Robert Pockalny headshot photo

Robert Pockalny

Lead Scientist
Marine Research Scientist, Associate Dean of Academic Affairs
University of Rhode Island, Graduate School of Oceanography

Tell us about your work/research. What kinds of things do you do?

I utilize a suite of geophysical data (e.g., bathymetry, side-scan/back-scatter, gravity, magnetics, and seismic) to characterize the processes and 4-D architecture of the oceanic lithosphere along with the world-encircling mid-oceanic ridge system. My primary focus is the spatial and temporal characterization of the seafloor morphology, potential field data, geologic structures and plate tectonics of these terrains. In addition, the use of near-bottom observations from submersibles or ROVs are required to ground-truth many of my observations/models. I have also been Co-Principal Investigator on several NSF- and ONR-funded, education and outreach programs, including SURFO (Summer Undergraduate Research Fellowships in Oceanography) and GEMS-Net (Guiding Education in Math & Science Network), STEM+C Computer-based Science Instruction.

What sparked your initial interest in your career?

When I went off to college I thought of becoming a marine biologist or medical doctor but realized I loved geology after taking an introductory course. The instructor of my oceanography course also showed the percentages of people getting jobs in marine biology versus marine geophysics, so I set my sights on geophysics. I didn't realize I wanted to become a "marine" geophysicist until I spent a summer in college doing fieldwork in Newfoundland.....that's when I realized I hate bugs that bite. I figured there are no bugs at sea, so that is where I headed.

Who influenced you or encouraged you the most?

There are really too many people to "blame" to identify just one. My undergraduate professor Bob Jacobi gave me some early opportunities. My graduate school advisors Jeff Fox and Bob Detrick also provided great guidance. Finally, Roger Larson was a wonderful mentor and friend once I had finished graduate school.

What element of your work/study do you think is the most fascinating?

Solving complex puzzles. I love taking multiple data sets and data types and merging them to address an unresolved issue.

What other jobs led you to your current career?

I pretty much went from graduate school where I studied marine geophysics to where I am today where I still study marine geophysics, as well as other topics including deep-life, coastal circulation, and geodynamics.

What are your degrees and certifications?

B.A. in Geology at SUNY Buffalo, Ph.D. in Oceanography at URI/GSO

What are your hobbies?

Fly fishing, hiking, basketball

How did you get involved with the Nautilus Exploration Program?

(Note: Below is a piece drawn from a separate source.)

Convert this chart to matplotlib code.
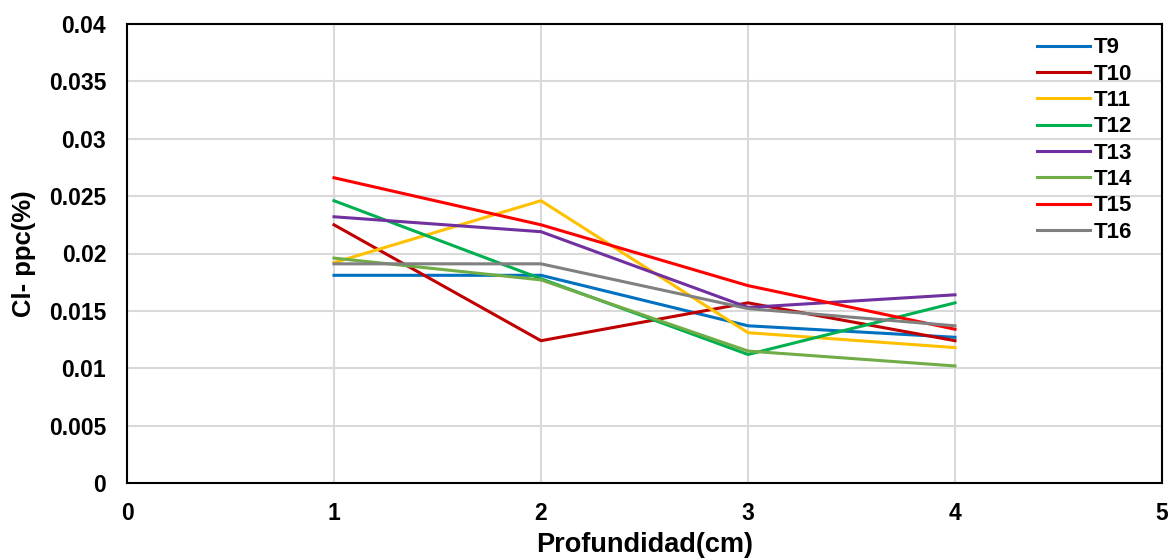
import matplotlib.pyplot as plt

plt.rcParams['font.family'] = ['Liberation Sans', 'DejaVu Sans']
plt.rcParams['font.weight'] = 'bold'

# Datos
profundidad = [1, 2, 3, 4]
t9 = [0.0181, 0.0181, 0.0137, 0.0127]
t10 = [0.0225, 0.0124, 0.0157, 0.0124]
t11 = [0.0192, 0.0246, 0.0131, 0.0118]
t12 = [0.0246, 0.0178, 0.0112, 0.0157]
t13 = [0.0232, 0.0219, 0.0153, 0.0164]
t14 = [0.0196, 0.0177, 0.0115, 0.0102]
t15 = [0.0266, 0.0225, 0.0172, 0.0134]
t16 = [0.0191, 0.0191, 0.0152, 0.0137]

series = ['T9', 'T10', 'T11', 'T12', 'T13', 'T14', 'T15', 'T16']
valores = [t9, t10, t11, t12, t13, t14, t15, t16]
colores = ['#0070C0', '#C00000', '#FFC000', '#00B050',
           '#7030A0', '#70AD47', '#FF0000', '#808080']

fig = plt.figure(figsize=(11.72, 5.59), dpi=100)
ax = fig.add_axes([127/1172, 1 - 483/559, (1162 - 127)/1172, (483 - 24)/559])

for nombre, v, c in zip(series, valores, colores):
    ax.plot(profundidad, v, color=c, lw=2.2, label=nombre)

ax.set_xlim(0, 5)
ax.set_ylim(0, 0.04)
ax.set_xticks(range(0, 6))
ax.set_yticks([0, 0.005, 0.01, 0.015, 0.02, 0.025, 0.03, 0.035, 0.04])
ax.set_yticklabels(['0', '0.005', '0.01', '0.015', '0.02', '0.025', '0.03', '0.035', '0.04'])
ax.grid(True, color='#D9D9D9', lw=1.5)
ax.set_axisbelow(True)
ax.tick_params(length=0, labelsize=16.5)
ax.tick_params(axis='y', pad=15)
ax.tick_params(axis='x', pad=14)
for s in ax.spines.values():
    s.set_color('black')
    s.set_linewidth(1.5)

ax.set_xlabel('Profundidad(cm)', fontsize=19.5, fontweight='bold', labelpad=5)
ax.set_ylabel('Cl- ppc(%)', fontsize=18.5, fontweight='bold', labelpad=9)

ax.legend(loc='upper left', bbox_to_anchor=((1026 - 127) / 1035, 0.995), frameon=False,
          fontsize=16, handlelength=2.4, labelspacing=0.24, handletextpad=0.15,
          borderaxespad=0.1)

fig.savefig('out.png', dpi=100)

I have been tangentially involved with the Nautilus Program for several years as a resource onshore or mentoring the first group of HRP students. This cruise will be the first time joining the cruise and I am really looking forward to it.

What advice would you give someone who wants to have a career like yours?

Get a solid degree in a STEM field as an undergraduate and then go to graduate school to specialize in an ocean-related field. Along the way, be sure to take as much math and computer programming courses as you can, and don't forget the courses that help you to communicate your science in both written and spoken forms.

Selected Publications


Pollerspöck, J., Cares, D., Ebert, D.A., Kelley, K.A., Pockalny, R., Robinson, R.S, Wagner, D., and Straube, N. (2023). First in situ documentation of a fossil tooth of the megatooth shark Otodus (Megaselachus) megalodon from the deep sea in the Pacific Ocean. Historical Biology…


Pockalny, R., S Auscavitch, K Konrad, M Everett, E Miller, B Scott, A Fundis, M Cook, E Heffron, L Gee, R Kane, D Wagner (2022). Mapping and Exploration of Deep Seamounts around Johnston Atoll: 2021 Expeditions aboard E/V Nautilus. Deep-Sea Life 19: 11-12.